** Start **
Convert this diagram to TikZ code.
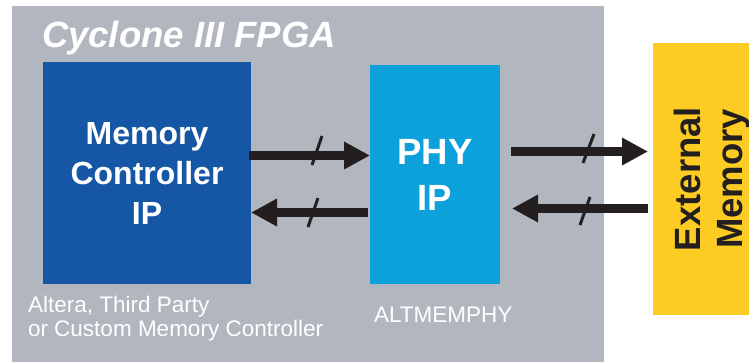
\documentclass[tikz,border=0pt]{standalone}
\usepackage{fontspec}
\setmainfont{Liberation Sans}
\usetikzlibrary{arrows.meta}
\definecolor{fpgagray}{HTML}{B2B7BF}
\definecolor{mcblue}{HTML}{1657A5}
\definecolor{phyblue}{HTML}{0DA1DB}
\definecolor{memyellow}{HTML}{FCCB24}
\definecolor{arrowdark}{HTML}{231F20}
\tikzset{
  block/.style={rectangle, inner sep=0pt, outer sep=0pt, text=white, font=\bfseries, align=center},
  bigarrow/.style={draw=arrowdark, line width=9pt, -{Triangle[length=26pt,width=26pt]}},
  slashmark/.style={draw=arrowdark, line width=3pt},
  lbl/.style={text=white, inner sep=0pt, outer sep=0pt, align=left}
}
\begin{document}
\begin{tikzpicture}[x=1pt,y=-1pt]
\useasboundingbox (0,0) rectangle (749,362);
% FPGA background
\fill[fpgagray] (12,6) rectangle (604,362);
\node[lbl, anchor=base west, font=\fontsize{36.5}{40}\selectfont\bfseries\itshape] (title) at (42,47) {Cyclone III FPGA};
% blocks
\node[block, fill=mcblue, minimum width=208pt, minimum height=222pt, font=\fontsize{32}{40}\selectfont\bfseries] (mc) at (147,173) {Memory\\Controller\\IP};
\node[block, fill=phyblue, minimum width=130pt, minimum height=219pt, font=\fontsize{36.5}{46}\selectfont\bfseries] (phy) at (435,174.5) {PHY\\IP};
\node[rectangle, fill=memyellow, minimum width=118pt, minimum height=272pt, inner sep=0pt, outer sep=0pt] (ext) at (712,179) {};
\node[rotate=90, text=arrowdark, align=center, inner sep=0pt, font=\fontsize{36.5}{42}\selectfont\bfseries] (exttext) at (ext.center) {External\\Memory};
% labels
\node[lbl, anchor=base west, font=\fontsize{22.5}{24}\selectfont] (mclbl) at (28,336) {Altera, Third Party\\or Custom Memory Controller};
\node[lbl, anchor=base west, font=\fontsize{22.5}{24}\selectfont] (phylbl) at (374,322) {ALTMEMPHY};
% rows
\coordinate (r1) at (0,155.5);
\coordinate (r2) at (0,212.5);
\coordinate (r3) at (0,151.5);
\coordinate (r4) at (0,208.5);
% arrows
\draw[bigarrow, shorten <=-2pt] (mc.east |- r1) -- (phy.west |- r1);
\draw[bigarrow, shorten <=2pt] (phy.west |- r2) -- (mc.east |- r2);
\draw[bigarrow, shorten <=11pt, shorten >=5pt] (phy.east |- r3) -- (ext.west |- r3);
\draw[bigarrow, shorten <=5pt, shorten >=12pt] (ext.west |- r4) -- (phy.east |- r4);
% bus slashes
\draw[slashmark] (322,136) -- (312,165);
\draw[slashmark] (318,198) -- (308,227);
\draw[slashmark] (594,134) -- (583,163);
\draw[slashmark] (590,197) -- (580,225);
\end{tikzpicture}
\end{document}
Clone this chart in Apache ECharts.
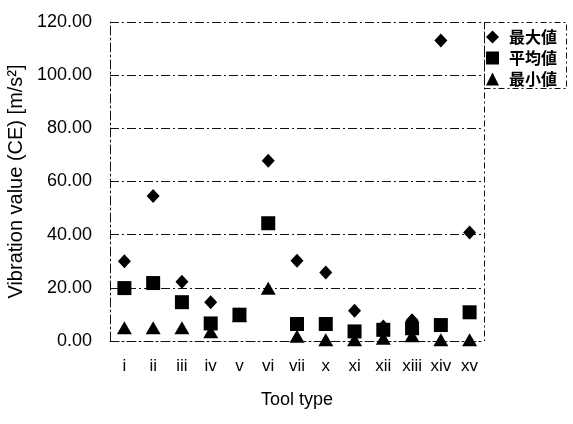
<!DOCTYPE html>
<html>
<head>
<meta charset="utf-8">
<script src="https://cdn.jsdelivr.net/npm/echarts@6/dist/echarts.min.js"></script>
<style>html,body{margin:0;padding:0;background:#fff;}#c{width:573px;height:424px;}</style>
</head>
<body>
<div id="c"></div>
<script>
const categories = ['i','ii','iii','iv','v','vi','vii','x','xi','xii','xiii','xiv','xv'];
const maxValues  = [30, 54.5, 22.3, 14.6, 10, 67.8, 30.2, 25.8, 11.4, 5.5, 7.8, 113, 40.8];
const meanValues = [19.9, 21.8, 14.6, 6.6, 9.9, 44.3, 6.4, 6.4, 3.6, 4.2, 4.8, 6.0, 10.8];
const minValues  = [5, 5, 5, 3.5, 9.5, 19.8, 1.8, 0.5, 0.5, 1.0, 2.0, 0.5, 0.5];
const yTicks = [0, 20, 40, 60, 80, 100, 120];
const seriesNames = ['最大値', '平均値', '最小値'];

const chart = echarts.init(document.getElementById('c'));
const dashStyle = { color: '#111', width: 1, type: [9, 3, 2, 3] };
chart.setOption({
  animation: false,
  backgroundColor: '#fff',
  grid: { left: 110, right: 89, top: 22, bottom: 83, show: false, containLabel: false, outerBoundsMode: 'none' },
  legend: {
    orient: 'vertical',
    left: 481, top: 24,
    itemWidth: 13, itemHeight: 13, itemGap: 5,
    data: [
      { name: seriesNames[0], icon: 'diamond' },
      { name: seriesNames[1], icon: 'rect' },
      { name: seriesNames[2], icon: 'triangle' }
    ],
    itemStyle: { opacity: 1, color: '#000' },
    textStyle: { fontFamily: 'Noto Sans CJK JP', fontWeight: 'bold', fontSize: 16, color: '#000', padding: [0,0,0,5] }
  },
  graphic: [
    { type: 'rect', shape: { x: 484.5, y: 22.5, width: 82, height: 66 },
      style: { fill: 'none', stroke: '#111', lineWidth: 1, lineDash: [6, 3, 2, 3] } },
    { type: 'line', shape: { x1: 484.5, y1: 22.5, x2: 484.5, y2: 341 },
      style: { stroke: '#111', lineWidth: 1, lineDash: [6, 3, 2, 3] } }
  ],
  xAxis: {
    type: 'category',
    data: categories,
    boundaryGap: true,
    axisLine: { show: true, lineStyle: dashStyle },
    axisTick: { show: false },
    axisLabel: { color: '#000', fontSize: 17, fontFamily: 'Liberation Sans', margin: 17 },
    name: 'Tool type',
    nameLocation: 'middle',
    nameGap: 50,
    nameTextStyle: { color: '#000', fontSize: 18, fontFamily: 'Liberation Sans' }
  },
  yAxis: {
    type: 'value',
    min: 0, max: 120, interval: 20,
    axisLine: { show: true, lineStyle: dashStyle },
    axisTick: { show: false },
    splitLine: { show: true, lineStyle: dashStyle },
    axisLabel: {
      color: '#000', fontSize: 18, fontFamily: 'Liberation Sans', margin: 18,
      formatter: v => yTicks.includes(v) ? v.toFixed(2) : ''
    },
    name: 'Vibration value (CE) [m/s²]',
    nameLocation: 'middle',
    nameGap: 74,
    nameTextStyle: { color: '#000', fontSize: 20, fontFamily: 'Liberation Sans' }
  },
  series: [
    { name: seriesNames[0], type: 'scatter', data: maxValues, symbol: 'diamond', symbolSize: [13, 14], itemStyle: { color: '#000', opacity: 1 } },
    { name: seriesNames[1], type: 'scatter', data: meanValues, symbol: 'rect', symbolSize: 14, itemStyle: { color: '#000', opacity: 1 } },
    { name: seriesNames[2], type: 'scatter', data: minValues, symbol: 'triangle', symbolSize: [15, 13], itemStyle: { color: '#000', opacity: 1 } }
  ]
});
</script>
</body>
</html>
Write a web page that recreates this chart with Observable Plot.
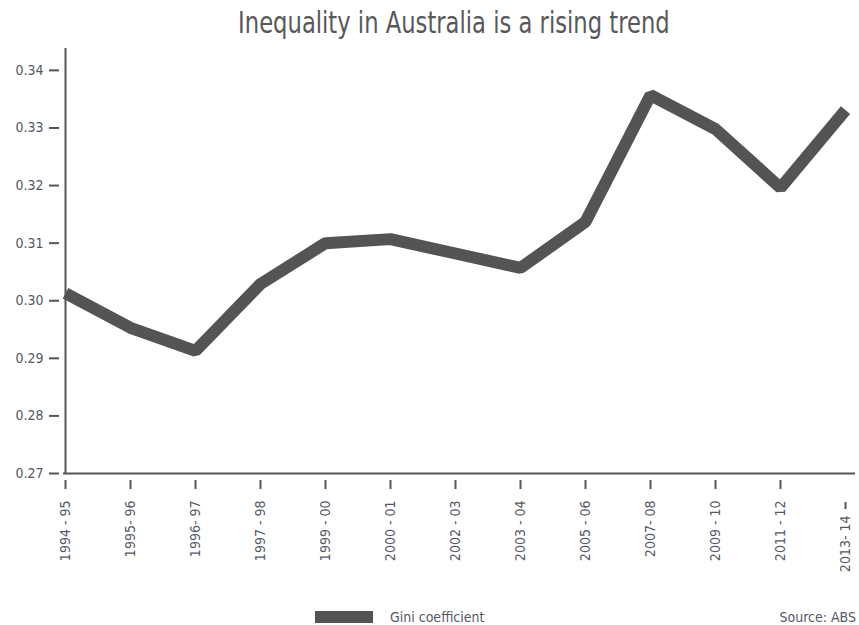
** End **
▸ **PROBLEM**
Within the listing above, extract exactly the lines that run from the one containing "Clone this chart in Apache ECharts." through the one containing "const seriesNames = ['最大値', '平均値', '最小値'];", excluding any pictures.

▸ **ANSWER TO THIS PROBLEM**
Clone this chart in Apache ECharts.
<!DOCTYPE html>
<html>
<head>
<meta charset="utf-8">
<script src="https://cdn.jsdelivr.net/npm/echarts@6/dist/echarts.min.js"></script>
<style>html,body{margin:0;padding:0;background:#fff;}#c{width:573px;height:424px;}</style>
</head>
<body>
<div id="c"></div>
<script>
const categories = ['i','ii','iii','iv','v','vi','vii','x','xi','xii','xiii','xiv','xv'];
const maxValues  = [30, 54.5, 22.3, 14.6, 10, 67.8, 30.2, 25.8, 11.4, 5.5, 7.8, 113, 40.8];
const meanValues = [19.9, 21.8, 14.6, 6.6, 9.9, 44.3, 6.4, 6.4, 3.6, 4.2, 4.8, 6.0, 10.8];
const minValues  = [5, 5, 5, 3.5, 9.5, 19.8, 1.8, 0.5, 0.5, 1.0, 2.0, 0.5, 0.5];
const yTicks = [0, 20, 40, 60, 80, 100, 120];
const seriesNames = ['最大値', '平均値', '最小値'];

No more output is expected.